In his opening statement, Bernanke stated that increases in commodity prices are due to geopolitical developments and robust global demand. He also stated that there have not been any indications that inflation is getting bad enough to prompt the Federal Reserve to tighten monetary policy, and that the Fed will in fact carry out the rest of their US Treasury bond purchases to complete QE2 by this summer. When asked about QE2 and whether or not the program was successful, Bernanke stated the program has been very successful so far, and that the program has led to overall better economic conditions for the US. In making these statements during the press conference, Bernanke is either trying to trick the American people, or he truly is clueless about inflation and the current devaluation of the US dollar.

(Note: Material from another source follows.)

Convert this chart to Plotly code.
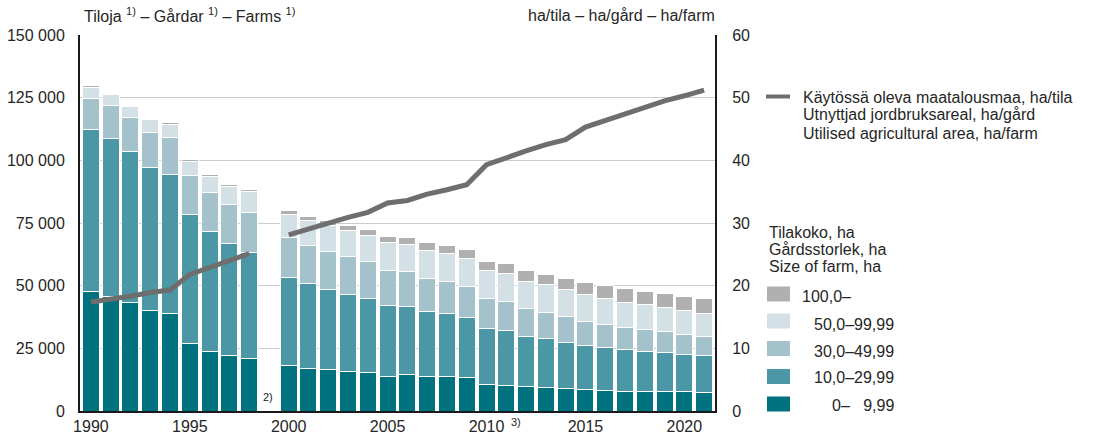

Since November 2010 when the Fed took action in pursuing QE2, commodity prices across the board have increased, and the US dollar index has declined. When looking at recent increases in commodity prices and the appreciation of foreign currencies in comparison to the US dollar, it is clear that inflation of the money supply has affected the value of the dollar, and that the Fed should do the exact opposite of what Bernanke stated they would do during last week’s press conference.
Two commodities that are the most sensitive to inflation are the monetary metals gold and silver. Gold hit all time record highs in 2010, and has skyrocketed since January 2011, now priced at over $1500/oz. Silver is near all time record highs ($50/oz in the 1980s), floating around $48/oz. In November 2010 when QE2 had just been announced, Silver was priced under $30/oz. Other metals such as Platinum, Palladium and Copper have increased in price over the past few months as well. Looking at commodities other than metals, oil/gas prices have also increased. Crude oil has significantly increased along with unleaded gas and heating oil. Natural gas prices have also increased since November 2010, although the increase hasn’t been as significant as the increase of other gas prices. Most food based traded commodities such as corn, soybeans, wheat, cattle, hogs and coffee have also increased in price since QE2 began. Along with these across the board increases in commodity prices, the US dollar index has declined in the past few months to around 73, approaching a 5 year low. Foreign currencies such as the Canadian and Australian dollars have recently surpassed the US dollar in value. When looking at the numbers, it is not hard to determine that the current increase in inflation is a problem, and that it is starting to affect the American people. If Ben Bernanke and the Fed do not wake up to this reality soon and take action in tightening monetary policy, the value of the US dollar will continue to decline and American consumers will continue to see a decrease in their standard of living.